▶ **Task prompt**: Look at the data below and print exactly the lines from its first line through the line with "import plotly.graph_objects as go"; the pictures stay out of the copy.

------------------------------------------------

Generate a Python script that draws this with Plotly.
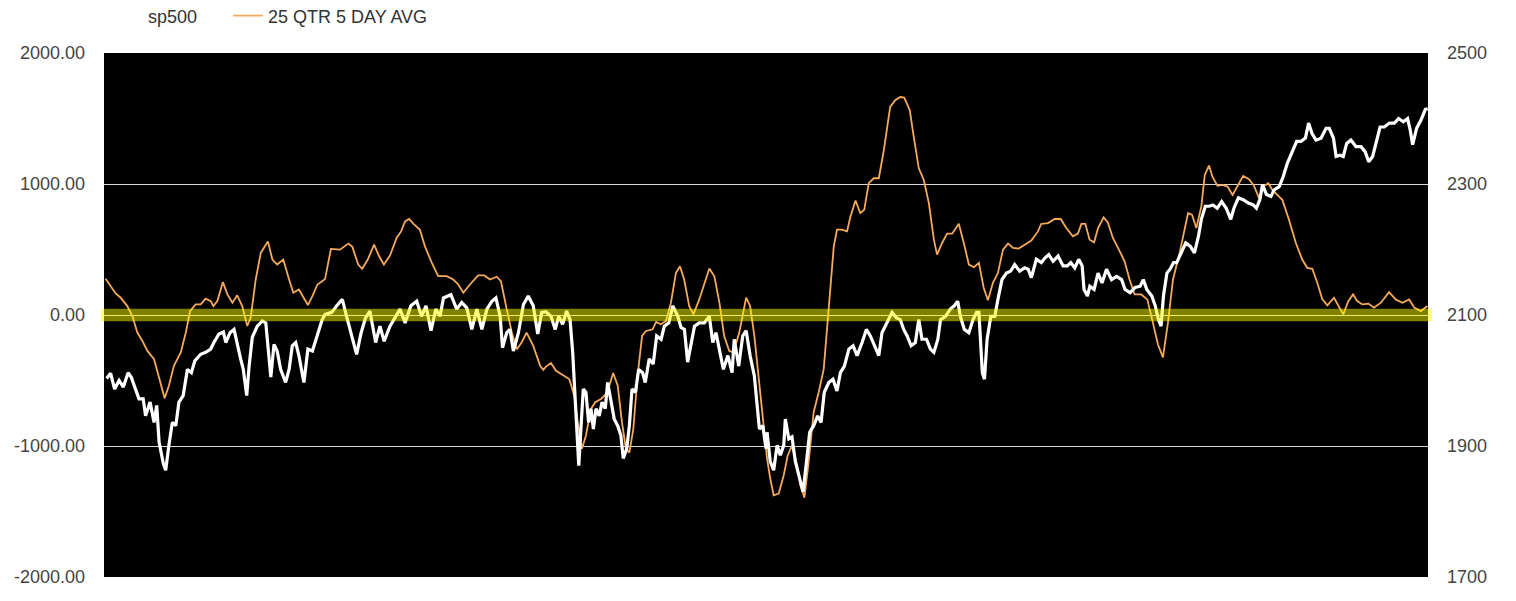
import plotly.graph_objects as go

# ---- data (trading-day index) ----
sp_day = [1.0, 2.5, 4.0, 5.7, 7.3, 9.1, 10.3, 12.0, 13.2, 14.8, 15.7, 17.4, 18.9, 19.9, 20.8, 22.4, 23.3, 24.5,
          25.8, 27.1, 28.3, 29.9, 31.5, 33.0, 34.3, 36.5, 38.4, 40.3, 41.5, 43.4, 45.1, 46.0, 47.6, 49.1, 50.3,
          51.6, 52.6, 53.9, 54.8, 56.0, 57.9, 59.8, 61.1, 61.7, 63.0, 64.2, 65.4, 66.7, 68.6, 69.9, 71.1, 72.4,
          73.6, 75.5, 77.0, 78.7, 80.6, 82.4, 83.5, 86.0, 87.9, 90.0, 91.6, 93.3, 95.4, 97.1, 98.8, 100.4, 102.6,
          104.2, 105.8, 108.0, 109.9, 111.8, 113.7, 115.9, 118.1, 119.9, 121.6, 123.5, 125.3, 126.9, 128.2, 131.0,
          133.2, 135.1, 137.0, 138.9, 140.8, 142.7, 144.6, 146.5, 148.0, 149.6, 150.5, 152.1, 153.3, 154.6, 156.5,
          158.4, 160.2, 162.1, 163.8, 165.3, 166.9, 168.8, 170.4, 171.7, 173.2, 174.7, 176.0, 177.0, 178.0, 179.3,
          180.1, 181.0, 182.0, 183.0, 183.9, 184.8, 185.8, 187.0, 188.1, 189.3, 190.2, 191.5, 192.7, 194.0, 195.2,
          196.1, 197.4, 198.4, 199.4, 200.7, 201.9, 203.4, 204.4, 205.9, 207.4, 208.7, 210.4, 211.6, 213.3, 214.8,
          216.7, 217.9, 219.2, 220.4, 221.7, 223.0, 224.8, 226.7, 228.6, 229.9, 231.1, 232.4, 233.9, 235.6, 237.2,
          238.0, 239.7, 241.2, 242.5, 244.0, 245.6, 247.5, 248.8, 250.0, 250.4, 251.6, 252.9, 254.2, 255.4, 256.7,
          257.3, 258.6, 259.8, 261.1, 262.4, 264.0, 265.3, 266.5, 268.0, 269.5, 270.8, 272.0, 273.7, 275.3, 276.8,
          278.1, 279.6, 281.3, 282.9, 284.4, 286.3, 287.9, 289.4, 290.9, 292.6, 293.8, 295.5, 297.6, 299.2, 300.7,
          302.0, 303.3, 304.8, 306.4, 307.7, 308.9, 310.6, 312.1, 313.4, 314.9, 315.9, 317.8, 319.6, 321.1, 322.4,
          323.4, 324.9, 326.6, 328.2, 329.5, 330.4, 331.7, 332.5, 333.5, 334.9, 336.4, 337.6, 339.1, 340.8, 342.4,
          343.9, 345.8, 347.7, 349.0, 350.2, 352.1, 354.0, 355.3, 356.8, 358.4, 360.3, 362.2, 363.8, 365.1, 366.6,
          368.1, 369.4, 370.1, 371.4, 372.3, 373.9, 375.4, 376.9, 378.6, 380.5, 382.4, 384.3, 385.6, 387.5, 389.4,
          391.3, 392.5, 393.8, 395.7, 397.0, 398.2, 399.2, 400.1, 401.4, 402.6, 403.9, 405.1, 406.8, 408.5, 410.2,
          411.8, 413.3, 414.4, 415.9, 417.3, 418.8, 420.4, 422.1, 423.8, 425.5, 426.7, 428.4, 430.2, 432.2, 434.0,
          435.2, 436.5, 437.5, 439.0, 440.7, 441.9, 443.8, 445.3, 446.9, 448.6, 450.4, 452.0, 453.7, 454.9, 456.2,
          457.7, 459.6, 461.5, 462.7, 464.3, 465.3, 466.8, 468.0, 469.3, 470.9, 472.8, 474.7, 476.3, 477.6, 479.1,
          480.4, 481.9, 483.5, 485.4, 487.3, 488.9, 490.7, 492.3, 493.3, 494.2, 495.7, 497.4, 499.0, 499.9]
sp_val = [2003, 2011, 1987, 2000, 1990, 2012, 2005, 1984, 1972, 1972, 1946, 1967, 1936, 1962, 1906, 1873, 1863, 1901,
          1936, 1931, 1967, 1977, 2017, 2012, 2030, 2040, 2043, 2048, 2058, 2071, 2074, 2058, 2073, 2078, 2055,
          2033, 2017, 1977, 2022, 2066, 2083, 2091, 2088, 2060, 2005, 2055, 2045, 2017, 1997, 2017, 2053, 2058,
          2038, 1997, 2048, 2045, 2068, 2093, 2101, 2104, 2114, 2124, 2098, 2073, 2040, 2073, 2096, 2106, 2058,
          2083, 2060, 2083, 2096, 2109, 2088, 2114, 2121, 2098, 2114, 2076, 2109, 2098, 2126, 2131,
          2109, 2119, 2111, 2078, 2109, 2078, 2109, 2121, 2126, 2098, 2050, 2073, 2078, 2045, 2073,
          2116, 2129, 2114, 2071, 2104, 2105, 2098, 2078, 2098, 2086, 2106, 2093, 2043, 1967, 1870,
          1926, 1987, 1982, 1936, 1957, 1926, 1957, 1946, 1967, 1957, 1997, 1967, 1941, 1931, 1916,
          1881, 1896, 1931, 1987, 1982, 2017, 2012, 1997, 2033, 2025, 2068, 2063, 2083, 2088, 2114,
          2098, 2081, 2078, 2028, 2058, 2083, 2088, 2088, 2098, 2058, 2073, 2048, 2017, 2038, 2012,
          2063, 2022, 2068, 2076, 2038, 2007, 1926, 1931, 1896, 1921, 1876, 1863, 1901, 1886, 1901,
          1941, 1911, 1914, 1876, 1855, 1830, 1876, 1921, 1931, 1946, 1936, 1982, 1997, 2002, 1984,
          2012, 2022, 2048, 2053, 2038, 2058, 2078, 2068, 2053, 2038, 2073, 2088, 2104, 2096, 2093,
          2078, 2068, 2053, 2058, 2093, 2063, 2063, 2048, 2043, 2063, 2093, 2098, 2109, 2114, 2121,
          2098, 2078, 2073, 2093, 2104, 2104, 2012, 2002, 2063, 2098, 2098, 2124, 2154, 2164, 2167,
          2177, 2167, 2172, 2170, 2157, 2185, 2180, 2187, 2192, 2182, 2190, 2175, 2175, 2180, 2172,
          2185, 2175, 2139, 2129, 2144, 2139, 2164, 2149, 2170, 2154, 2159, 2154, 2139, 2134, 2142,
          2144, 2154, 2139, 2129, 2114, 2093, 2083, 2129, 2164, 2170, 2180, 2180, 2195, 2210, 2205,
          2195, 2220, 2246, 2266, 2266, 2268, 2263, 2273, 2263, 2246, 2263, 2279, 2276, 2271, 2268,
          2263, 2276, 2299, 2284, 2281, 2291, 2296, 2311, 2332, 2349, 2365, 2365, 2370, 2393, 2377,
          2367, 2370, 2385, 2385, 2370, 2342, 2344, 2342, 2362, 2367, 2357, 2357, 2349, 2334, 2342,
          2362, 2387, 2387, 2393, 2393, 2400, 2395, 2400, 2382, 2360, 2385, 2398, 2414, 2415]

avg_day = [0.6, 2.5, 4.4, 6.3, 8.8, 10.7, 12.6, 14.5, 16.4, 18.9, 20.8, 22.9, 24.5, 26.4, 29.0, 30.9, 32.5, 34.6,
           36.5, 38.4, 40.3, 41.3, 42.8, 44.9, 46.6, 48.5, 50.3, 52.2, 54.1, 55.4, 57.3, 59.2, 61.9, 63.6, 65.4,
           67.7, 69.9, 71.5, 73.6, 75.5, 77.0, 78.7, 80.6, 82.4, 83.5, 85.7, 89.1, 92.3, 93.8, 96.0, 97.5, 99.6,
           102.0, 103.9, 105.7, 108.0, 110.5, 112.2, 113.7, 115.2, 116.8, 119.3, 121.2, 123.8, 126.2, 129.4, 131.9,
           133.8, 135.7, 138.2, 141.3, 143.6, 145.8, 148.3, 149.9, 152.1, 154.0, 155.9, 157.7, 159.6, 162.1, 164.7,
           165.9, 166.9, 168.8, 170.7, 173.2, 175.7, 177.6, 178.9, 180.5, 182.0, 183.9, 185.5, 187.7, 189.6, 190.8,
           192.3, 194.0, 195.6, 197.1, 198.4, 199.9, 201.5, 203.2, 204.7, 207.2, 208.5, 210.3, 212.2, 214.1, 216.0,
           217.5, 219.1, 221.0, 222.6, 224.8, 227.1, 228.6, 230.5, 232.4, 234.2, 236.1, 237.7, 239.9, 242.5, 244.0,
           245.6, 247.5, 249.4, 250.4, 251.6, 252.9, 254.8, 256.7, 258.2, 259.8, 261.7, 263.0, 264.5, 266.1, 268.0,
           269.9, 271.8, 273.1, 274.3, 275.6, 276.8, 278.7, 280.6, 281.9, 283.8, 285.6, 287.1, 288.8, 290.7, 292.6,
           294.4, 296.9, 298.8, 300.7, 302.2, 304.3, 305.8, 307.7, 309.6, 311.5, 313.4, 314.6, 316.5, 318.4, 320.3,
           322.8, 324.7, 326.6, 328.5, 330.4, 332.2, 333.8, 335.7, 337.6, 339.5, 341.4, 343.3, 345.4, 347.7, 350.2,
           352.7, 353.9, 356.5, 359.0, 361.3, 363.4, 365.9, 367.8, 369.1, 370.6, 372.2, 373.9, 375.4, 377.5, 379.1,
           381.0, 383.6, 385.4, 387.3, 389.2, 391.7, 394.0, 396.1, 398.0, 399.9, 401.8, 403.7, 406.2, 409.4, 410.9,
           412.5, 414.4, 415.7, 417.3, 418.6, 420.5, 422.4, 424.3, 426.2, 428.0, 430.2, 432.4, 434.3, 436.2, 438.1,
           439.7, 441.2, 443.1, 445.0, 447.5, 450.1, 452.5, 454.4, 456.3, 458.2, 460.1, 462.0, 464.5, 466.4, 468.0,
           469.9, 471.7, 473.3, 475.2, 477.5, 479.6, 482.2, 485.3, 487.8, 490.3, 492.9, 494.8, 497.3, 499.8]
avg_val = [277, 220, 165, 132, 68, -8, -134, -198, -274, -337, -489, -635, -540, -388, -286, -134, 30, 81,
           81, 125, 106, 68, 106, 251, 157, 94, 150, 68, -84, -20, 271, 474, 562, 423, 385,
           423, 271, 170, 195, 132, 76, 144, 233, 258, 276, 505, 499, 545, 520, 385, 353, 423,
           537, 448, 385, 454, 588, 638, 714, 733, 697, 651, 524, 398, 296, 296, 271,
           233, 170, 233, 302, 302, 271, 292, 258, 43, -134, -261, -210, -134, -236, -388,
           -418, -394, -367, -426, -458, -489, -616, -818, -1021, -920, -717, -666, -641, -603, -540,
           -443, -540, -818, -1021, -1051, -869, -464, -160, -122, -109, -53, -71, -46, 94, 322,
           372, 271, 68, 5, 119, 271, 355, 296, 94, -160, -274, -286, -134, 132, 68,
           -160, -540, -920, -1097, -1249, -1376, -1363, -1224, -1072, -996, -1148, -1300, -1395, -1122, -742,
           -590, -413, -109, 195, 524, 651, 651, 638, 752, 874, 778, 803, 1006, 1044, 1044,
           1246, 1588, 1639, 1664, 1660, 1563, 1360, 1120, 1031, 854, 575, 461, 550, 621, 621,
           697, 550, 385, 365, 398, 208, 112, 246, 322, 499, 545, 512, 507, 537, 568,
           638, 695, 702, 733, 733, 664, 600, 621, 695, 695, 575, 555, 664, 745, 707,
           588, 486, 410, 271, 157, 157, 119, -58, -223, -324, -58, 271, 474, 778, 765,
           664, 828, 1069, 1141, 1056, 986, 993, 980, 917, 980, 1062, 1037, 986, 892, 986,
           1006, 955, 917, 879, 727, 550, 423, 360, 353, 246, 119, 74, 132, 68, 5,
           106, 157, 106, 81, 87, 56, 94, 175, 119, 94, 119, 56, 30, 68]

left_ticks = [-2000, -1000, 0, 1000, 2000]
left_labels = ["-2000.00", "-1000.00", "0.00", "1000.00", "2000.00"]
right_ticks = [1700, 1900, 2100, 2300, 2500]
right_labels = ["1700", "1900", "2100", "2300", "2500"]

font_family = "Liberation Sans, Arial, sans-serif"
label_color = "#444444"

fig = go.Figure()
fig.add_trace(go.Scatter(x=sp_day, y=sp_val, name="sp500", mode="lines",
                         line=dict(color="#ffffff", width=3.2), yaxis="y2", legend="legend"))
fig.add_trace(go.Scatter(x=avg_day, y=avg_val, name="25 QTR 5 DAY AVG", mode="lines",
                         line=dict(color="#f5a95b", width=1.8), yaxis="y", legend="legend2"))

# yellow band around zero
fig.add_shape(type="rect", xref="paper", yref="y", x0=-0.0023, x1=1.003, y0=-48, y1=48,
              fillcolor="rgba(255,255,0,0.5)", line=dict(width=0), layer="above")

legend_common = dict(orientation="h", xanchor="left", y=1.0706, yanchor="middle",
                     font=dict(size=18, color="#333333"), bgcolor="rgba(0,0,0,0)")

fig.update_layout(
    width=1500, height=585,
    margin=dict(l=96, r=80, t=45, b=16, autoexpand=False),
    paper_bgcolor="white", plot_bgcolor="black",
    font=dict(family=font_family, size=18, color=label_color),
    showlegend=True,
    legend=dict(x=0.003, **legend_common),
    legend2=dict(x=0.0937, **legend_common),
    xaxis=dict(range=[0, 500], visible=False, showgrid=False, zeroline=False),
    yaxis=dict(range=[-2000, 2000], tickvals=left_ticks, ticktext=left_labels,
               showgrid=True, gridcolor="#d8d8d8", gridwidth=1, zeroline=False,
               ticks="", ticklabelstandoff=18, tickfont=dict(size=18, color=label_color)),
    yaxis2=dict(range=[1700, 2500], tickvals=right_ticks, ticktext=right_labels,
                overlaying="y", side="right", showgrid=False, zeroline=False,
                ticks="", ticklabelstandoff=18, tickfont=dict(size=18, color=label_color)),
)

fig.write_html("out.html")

------------------------------------------------

▶ **Solved exercise**:
Generate a Python script that draws this with Plotly.
import plotly.graph_objects as go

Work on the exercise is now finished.